What the exercise asks = Look through the entries below and report how many lines hold the string "matplotlib". Only the number is wanted.

— begin Exercise materials —

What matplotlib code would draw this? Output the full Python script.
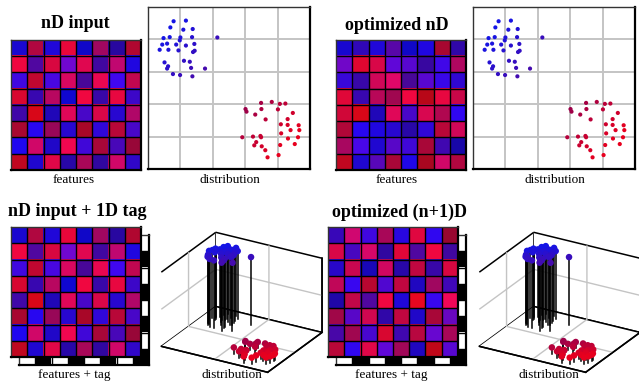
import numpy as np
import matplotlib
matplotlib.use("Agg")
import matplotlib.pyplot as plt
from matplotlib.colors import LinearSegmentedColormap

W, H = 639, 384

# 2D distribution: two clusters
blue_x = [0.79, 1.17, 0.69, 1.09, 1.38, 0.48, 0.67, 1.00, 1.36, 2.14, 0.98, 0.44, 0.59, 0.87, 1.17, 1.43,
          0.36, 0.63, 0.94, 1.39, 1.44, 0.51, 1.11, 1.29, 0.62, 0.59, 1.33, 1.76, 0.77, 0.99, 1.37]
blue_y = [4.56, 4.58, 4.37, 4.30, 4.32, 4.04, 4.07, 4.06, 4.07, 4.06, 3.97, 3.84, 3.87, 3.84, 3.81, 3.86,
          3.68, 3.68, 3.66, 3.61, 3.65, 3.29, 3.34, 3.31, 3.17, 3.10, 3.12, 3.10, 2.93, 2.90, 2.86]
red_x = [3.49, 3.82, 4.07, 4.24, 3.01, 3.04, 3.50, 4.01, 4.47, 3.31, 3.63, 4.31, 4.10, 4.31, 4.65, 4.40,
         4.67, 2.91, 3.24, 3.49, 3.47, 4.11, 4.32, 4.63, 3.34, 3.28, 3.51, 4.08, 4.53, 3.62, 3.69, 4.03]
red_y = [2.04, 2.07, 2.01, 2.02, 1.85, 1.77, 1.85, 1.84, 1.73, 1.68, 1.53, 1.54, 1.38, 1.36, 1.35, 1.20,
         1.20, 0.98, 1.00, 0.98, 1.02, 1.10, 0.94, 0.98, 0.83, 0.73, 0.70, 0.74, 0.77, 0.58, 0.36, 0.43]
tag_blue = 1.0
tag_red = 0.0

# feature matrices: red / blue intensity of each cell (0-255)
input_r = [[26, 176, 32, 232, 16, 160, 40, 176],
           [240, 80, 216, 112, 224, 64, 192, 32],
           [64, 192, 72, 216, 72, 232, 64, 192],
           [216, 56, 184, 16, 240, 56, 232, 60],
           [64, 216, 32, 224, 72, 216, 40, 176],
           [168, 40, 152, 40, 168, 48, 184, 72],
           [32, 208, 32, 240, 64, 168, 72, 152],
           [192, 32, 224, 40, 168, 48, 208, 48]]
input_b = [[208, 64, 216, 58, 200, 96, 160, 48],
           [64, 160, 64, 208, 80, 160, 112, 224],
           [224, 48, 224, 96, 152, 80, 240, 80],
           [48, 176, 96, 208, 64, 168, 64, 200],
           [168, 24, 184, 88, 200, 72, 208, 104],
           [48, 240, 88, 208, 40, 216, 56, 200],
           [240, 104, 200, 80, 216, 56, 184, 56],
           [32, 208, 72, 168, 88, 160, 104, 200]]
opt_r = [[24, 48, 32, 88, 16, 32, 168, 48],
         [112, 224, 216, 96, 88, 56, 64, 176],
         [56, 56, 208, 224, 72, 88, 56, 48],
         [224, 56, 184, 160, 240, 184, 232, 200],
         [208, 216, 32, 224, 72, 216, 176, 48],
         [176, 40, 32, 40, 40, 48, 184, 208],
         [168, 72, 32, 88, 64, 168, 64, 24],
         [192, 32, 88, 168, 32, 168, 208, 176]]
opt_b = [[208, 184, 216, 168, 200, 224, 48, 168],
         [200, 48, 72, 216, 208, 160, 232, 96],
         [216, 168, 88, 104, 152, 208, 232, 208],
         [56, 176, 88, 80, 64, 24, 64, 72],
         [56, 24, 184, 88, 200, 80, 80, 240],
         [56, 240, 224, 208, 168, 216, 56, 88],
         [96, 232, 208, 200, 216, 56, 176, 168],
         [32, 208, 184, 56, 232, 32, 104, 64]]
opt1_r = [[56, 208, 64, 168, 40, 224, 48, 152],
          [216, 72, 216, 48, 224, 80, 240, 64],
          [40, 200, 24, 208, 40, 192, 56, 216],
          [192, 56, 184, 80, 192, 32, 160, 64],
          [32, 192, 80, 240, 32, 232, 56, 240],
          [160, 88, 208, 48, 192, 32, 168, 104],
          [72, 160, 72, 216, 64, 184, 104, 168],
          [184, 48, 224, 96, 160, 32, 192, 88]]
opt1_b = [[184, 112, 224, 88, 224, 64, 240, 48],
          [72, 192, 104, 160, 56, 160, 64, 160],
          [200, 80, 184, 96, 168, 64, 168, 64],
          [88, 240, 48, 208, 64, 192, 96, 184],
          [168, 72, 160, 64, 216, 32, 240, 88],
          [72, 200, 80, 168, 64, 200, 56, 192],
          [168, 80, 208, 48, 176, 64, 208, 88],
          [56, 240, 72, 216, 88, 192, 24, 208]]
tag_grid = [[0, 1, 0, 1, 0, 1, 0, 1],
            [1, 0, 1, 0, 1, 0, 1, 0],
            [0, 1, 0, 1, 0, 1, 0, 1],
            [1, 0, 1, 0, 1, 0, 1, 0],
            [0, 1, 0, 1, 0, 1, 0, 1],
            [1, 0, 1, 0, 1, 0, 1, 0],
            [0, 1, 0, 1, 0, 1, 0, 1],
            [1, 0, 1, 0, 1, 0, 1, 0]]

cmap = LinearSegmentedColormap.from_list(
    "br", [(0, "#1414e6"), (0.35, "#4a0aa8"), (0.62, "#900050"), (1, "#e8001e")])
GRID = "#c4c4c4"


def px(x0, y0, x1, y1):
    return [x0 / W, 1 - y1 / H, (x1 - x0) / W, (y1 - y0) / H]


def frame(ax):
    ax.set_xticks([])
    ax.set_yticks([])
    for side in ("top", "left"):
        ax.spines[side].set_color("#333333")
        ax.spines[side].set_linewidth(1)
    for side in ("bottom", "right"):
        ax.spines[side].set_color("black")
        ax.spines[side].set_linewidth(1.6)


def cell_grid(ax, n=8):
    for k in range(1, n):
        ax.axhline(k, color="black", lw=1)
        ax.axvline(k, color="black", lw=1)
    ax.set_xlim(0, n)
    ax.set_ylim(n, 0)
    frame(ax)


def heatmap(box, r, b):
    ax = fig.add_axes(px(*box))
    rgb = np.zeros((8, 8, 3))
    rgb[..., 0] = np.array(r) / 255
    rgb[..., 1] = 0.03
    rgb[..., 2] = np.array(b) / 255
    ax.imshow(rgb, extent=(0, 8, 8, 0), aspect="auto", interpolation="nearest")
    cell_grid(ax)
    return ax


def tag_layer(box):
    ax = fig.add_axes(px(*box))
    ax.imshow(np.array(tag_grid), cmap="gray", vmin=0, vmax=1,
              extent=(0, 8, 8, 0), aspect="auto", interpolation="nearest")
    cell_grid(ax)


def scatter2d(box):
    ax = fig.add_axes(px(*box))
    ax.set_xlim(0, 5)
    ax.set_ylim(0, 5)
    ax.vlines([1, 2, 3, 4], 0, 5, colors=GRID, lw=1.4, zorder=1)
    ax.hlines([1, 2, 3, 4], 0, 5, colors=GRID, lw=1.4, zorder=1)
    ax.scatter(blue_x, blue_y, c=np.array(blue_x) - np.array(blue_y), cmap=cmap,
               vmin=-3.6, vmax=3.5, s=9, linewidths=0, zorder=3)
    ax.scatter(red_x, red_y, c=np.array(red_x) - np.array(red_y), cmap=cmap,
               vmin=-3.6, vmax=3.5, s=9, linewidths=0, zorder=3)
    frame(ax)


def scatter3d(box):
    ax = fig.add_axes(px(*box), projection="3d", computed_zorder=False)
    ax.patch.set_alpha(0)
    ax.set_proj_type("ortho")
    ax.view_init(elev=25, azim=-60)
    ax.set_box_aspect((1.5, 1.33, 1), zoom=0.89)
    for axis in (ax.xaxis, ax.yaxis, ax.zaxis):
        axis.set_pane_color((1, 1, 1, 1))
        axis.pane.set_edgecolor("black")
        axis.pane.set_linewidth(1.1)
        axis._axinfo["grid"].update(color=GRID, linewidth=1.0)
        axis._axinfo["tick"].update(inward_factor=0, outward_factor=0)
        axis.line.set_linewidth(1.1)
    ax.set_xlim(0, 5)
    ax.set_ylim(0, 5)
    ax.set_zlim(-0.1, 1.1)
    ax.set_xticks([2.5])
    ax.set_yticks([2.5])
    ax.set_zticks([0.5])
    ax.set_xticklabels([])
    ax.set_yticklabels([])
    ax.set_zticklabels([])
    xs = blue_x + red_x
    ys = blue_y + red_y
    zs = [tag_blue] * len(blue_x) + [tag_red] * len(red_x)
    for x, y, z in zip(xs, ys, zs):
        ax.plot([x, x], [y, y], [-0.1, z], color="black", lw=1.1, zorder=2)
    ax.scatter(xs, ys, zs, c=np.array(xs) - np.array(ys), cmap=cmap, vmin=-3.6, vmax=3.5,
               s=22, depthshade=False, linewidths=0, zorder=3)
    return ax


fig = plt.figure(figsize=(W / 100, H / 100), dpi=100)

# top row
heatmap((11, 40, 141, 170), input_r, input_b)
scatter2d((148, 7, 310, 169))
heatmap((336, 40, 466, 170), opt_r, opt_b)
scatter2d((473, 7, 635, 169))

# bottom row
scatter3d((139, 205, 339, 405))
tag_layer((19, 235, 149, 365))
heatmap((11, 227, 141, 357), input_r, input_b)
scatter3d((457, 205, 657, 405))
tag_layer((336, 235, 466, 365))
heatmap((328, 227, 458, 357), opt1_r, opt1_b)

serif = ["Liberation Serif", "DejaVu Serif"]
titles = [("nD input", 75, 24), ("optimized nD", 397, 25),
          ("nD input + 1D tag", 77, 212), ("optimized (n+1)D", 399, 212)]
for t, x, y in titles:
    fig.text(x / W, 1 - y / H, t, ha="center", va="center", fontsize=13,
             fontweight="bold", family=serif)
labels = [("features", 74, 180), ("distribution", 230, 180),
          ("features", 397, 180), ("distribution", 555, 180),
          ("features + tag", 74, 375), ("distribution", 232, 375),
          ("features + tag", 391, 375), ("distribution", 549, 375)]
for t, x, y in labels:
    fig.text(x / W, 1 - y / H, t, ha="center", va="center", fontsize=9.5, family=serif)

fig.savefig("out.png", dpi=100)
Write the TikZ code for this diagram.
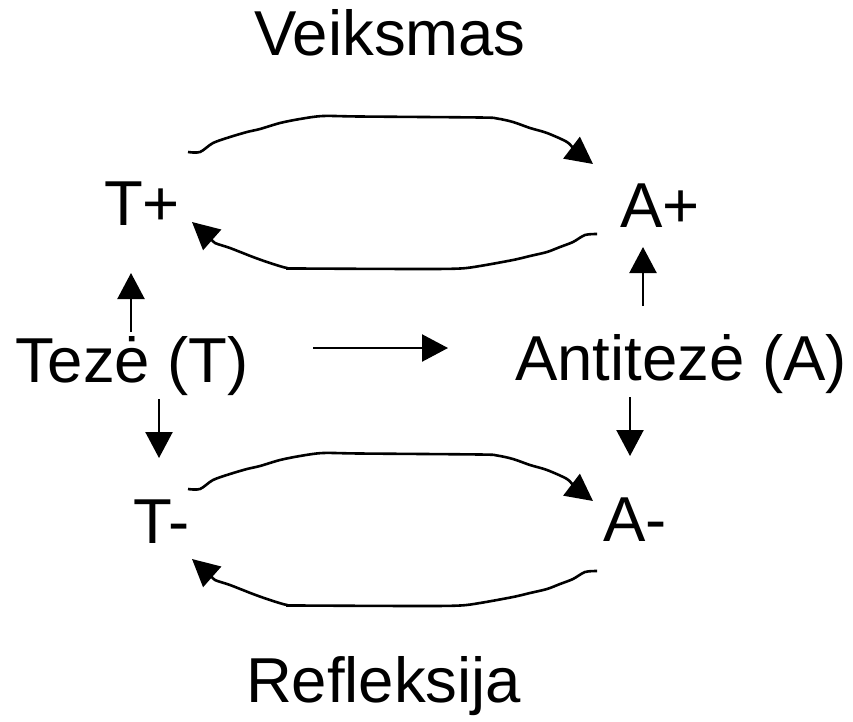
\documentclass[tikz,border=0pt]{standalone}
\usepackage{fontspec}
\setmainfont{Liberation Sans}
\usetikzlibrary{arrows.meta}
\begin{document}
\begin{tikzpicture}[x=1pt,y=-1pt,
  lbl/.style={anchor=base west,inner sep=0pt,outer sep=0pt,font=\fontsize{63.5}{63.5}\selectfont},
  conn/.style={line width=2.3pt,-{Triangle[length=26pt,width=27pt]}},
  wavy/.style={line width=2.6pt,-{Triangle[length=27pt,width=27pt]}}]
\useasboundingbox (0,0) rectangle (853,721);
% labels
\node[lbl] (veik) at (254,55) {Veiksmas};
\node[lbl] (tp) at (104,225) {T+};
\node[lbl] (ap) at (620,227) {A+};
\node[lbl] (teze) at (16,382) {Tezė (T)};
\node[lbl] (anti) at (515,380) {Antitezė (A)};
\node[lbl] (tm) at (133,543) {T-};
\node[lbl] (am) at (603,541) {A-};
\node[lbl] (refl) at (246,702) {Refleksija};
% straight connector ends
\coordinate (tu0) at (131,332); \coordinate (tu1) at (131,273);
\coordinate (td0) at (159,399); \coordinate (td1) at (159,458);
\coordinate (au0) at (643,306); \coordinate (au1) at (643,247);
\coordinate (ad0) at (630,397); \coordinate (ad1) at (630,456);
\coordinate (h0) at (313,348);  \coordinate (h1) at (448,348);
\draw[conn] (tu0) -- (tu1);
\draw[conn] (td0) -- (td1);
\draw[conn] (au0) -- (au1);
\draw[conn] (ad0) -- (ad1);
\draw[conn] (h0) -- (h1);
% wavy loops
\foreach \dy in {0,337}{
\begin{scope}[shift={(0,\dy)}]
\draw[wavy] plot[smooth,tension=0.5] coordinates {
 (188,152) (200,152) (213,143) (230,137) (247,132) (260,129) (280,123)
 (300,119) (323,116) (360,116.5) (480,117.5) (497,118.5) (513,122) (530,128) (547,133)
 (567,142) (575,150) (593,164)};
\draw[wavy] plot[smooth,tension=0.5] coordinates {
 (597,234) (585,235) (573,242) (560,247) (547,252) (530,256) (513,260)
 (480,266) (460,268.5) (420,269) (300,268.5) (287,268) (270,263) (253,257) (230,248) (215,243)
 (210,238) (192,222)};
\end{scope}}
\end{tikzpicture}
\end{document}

— end Exercise materials —

Task response = 5